Horizon Air Industries, Inc. v. Davis-Warren

Summarized by:

  • Court: Oregon Court of Appeals
  • Area(s) of Law: Workers Compensation
  • Date Filed: 10-15-2014
  • Case #: A150352
  • Judge(s)/Court Below: Garrett, J.for the Court; Ortega, P.J.; & DeVore, J.

Under ORS 656.005(7)(a), to establish a compensable injury a claimant must prove that an injury was suffered in the course of employment and that the injury resulted in death, disability, or was severe enough to require medical services, including medical services with only a diagnostic or prophylactic purpose.
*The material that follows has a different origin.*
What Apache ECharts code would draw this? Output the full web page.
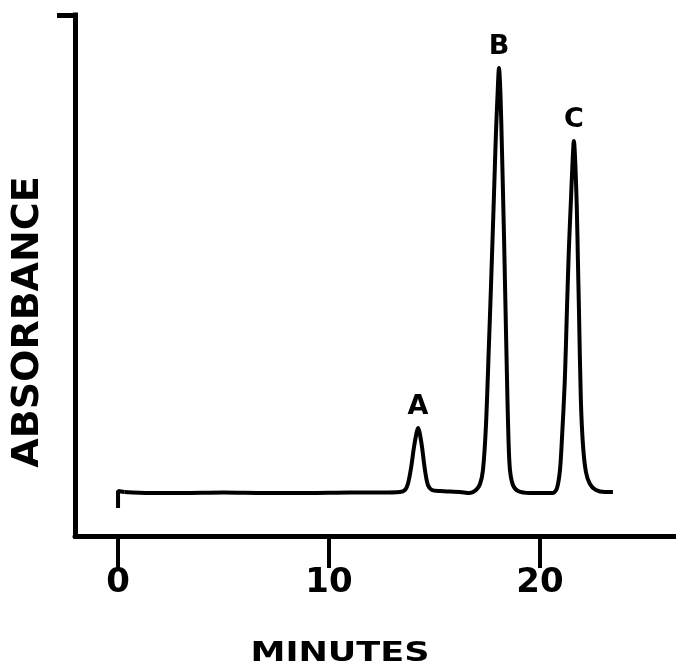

Claimant Lisa Davis-Warren (Davis-Warren), a flight attendant for Horizon Air Industries, Inc. (Horizon), suffered dizziness, nausea, and breathing difficulties as a result of failure of the plane cabin to fully pressurize during a flight on which Davis-Warren was working. After landing, Davis-Warren took a flight home rather than work her next scheduled flight. Davis-Warren proceeded to a hospital where a doctor determined Davis-Warren’s symptoms may have been caused by the cabin pressure changes and ordered a test of pressure by way of hyperbaric treatment to aid in identifying whether Davis-Warren had decompression sickness. Horizon denied Davis-Warren’s claim for workers’ compensation benefits; the denial was upheld by an Administrative Law Judge (ALJ) on the basis that Davis-Warren did not suffer a compensable injury. The ALJ found there was no possibility, under the circumstances, that Davis-Warren would develop a medical condition. The workers’ compensation board reversed, concluding that Davis-Warren was not required to prove a diagnosable medical condition, and that the hyperbaric treatments prescribed had a diagnostic purpose because there exists no diagnostic standard for compression sickness. The Court held Davis-Warren only had to show that the hyperbaric chamber treatments were a required medical service arising out of a workplace injury to show a compensable injury had occurred. Additionally, the Court held that medical services include diagnostic procedures or prophylactic treatment, not only those medical services directed toward the cure of a diagnosed medical condition. Affirmed.